Sandra: Yeah! So then when he prayed, my legs all of a sudden got really shaky, and I just collapsed. I didn’t fall back, I just went straight down. I crawled up on a chair and laid out, my eyes were shut and I’m like, “Ok God, I’ve watched other people have an experience, what are you going to do?” I could hear people talking and I’m like, “Ok, nothing’s happening.” So we get up.
Steve: Stuff’s happening but we don’t know what to look for.
Sandra: We got in the car and we shared what we were feeling. We both said we felt peace of the Lord. We had just been through two church splits in our church and it had been like a war zone so we realized the significance of what God gave us.
Steve: It clearly stirred some things because the next morning for me, I woke up zealous to read the Bible, and I read the whole book of Acts in one go. I rarely would read the Bible, other than for sermon prep and Bible study prep. I was very dry.
Steve started working for John and Carol a week later. Two weeks in, Randy Clark led a meeting of other Baptist leaders to explain what had been happening at the revival meetings.
Sandra: That night Randy explained a bunch of stuff, and we all stood up for ministry. It was the most humbling thing for me! I got drunk as a skunk. He called me forward, he prayed for me, I fell on the floor, I was laughing, I was snorting. I don’t know what’s going on. Meanwhile, Stephen’s getting these baptist people coming to him, saying things like...
Steve: “You can never be a baptist again.” “You’re done.” “We’re ashamed of you.” Half of the people there loved it and experienced it, and half hated and theologically decided this was wrong. It was a pivotal day for us. It was basically the day we realized we can’t go back to being Baptists.
Sandra: I was covering my face because I was so embarrassed. Here I am with my Baptist colleagues and I’m drunk on the floor.
Steve: Sandra, in our Baptist church split had had an emotional breakdown, nervous breakdown, was having panic attacks, counselling, she needed a deep deep drink to shake all that stuff.
How are your hearts different, through what God’s done over the years, to how they are now?
Sandra: For me, it was because we had had church splits and there was a lot of betrayal, a lot of hurt and pain. In the Baptist church at that time, there was no such thing as inner healing. So you basically would just move on, you quit that church and go to another church because you just couldn’t handle being there.
So basically my heart was hardened. I had lots of fear. I know in the interview [with John and Carol], I said, “Great, I’ll come to the church, but just don’t expect me to love on people.” The very thing that a pastor should be doing! My focus back then was just to love my children and to make sure that they never got hurt.
Steve: I was very impatient with Sandra and Jonathan and Chris, who would have been nine and six. That’s causing stress in our marriage, Sandra’s crying when she goes to bed many nights and I’m incapable of seeing that this is my issue. That was a fairly dramatic thing for me to just realize that I could take ownership for that. The Holy Spirit just gradually began to deal with my stuff. I still have bad moments today, but it’s no way near as bad as it was before.
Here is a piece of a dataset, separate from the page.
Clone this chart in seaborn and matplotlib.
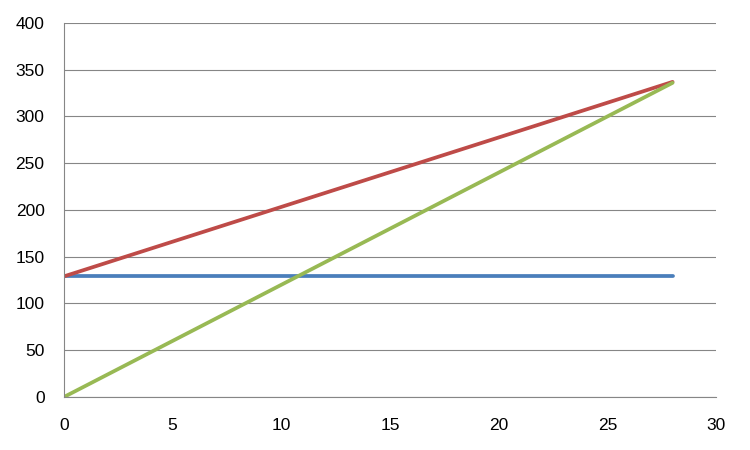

We were both very dysfunctional people helping to lead a revival. In hindsight, John and Carol had such grace for people to be on the journey. I think as long as you were on the journey, they made room for you, just because they knew who we were to become.
What is it that you love about what you do now, day to day, week to week?
Steve: I like facilitating the Holy Spirit plan for our church. Being a shaper, the plan to me gives me the most passion. When we feel ‘this is what God’s saying, let’s move the church, let’s move the people, let’s organize so we can do what God’s saying,’ I love that.
Sandra: I love the look on people’s faces when I see the transformation. When transformation happens, they experience the spirit, they experience the heart change, and I look in their eyes and it’s almost like they’re a different person. They’re laughing, they’re crying, and it’s almost like what they’ve been in bondage with has just been taken off of them, and now they’re raring to live.